Decree vacated and the case is remanded with a procedendo; costs on appellee.

ROBERTS, J., concurs in the result.

JONES, C.J., did not participate in the consideration or decision of this case.

NOTES

[1] The plaintiff's motion was granted and then, for a reason not apparent from the record, the decree granting the motion was revoked. Seven months later, after a renewal of the motion for judgment, a hearing was held at which arguments were presented. Thereafter, approximately ten months subsequent to the original order, the court again granted judgment on the pleadings in favor of plaintiff, and directed partition of the property. The chancellor included in his decree a suggestion to the parties that they settle the matter amicably in order to "avoid partition and its costs." This suggestion has not borne fruit, or perhaps more aptly, bagged any game.

[2] The appeal was taken pursuant to the Act of July 31, 1970, P.L. 673, No. 223, art. II, § 202(4), 17 P.S. § 211.202(4) (Supp. 1975-1976) which provides for direct appeals in "Actions or proceedings in equity." Subsequent to the filing of this appeal this section of the Appellate Court Jurisdiction Act was suspended by Supreme Court Rule 73.

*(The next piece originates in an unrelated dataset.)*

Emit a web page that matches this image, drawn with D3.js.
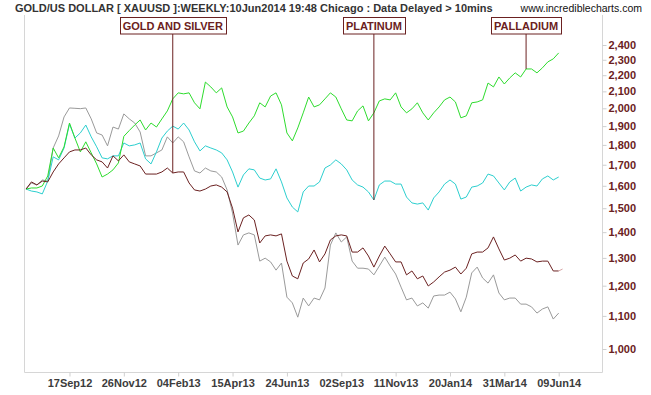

[3] In the case at bar the answer admits the averments of the complaint. The answer also sets forth additional averments under the heading of new matter, which are partially denied in the reply. The reply, however, being in this case a self-serving pleading by the moving party, was not available for the court's consideration in passing upon the motion. Bata v. Central-Penn National Bank of Philadelphia, supra; Herman v. Stern, 419 Pa. 272, 276 n. 1, 213 A.2d 594, 596 n. 1 (1965); Goodrich-Amram, § 1034(b)-1 at 471.

[4] The plaintiff's reply denied that there was such an agreement or by-laws, or any organization for which by-laws could exist, but the existence of the document referred to in the text was not denied.

[5] No opinion such as required by Supreme Court Rule 56 has been supplied to this Court. The record of the hearing at which the motion for judgment was argued indicates, however, that the chancellor's view at that time was as stated in the text.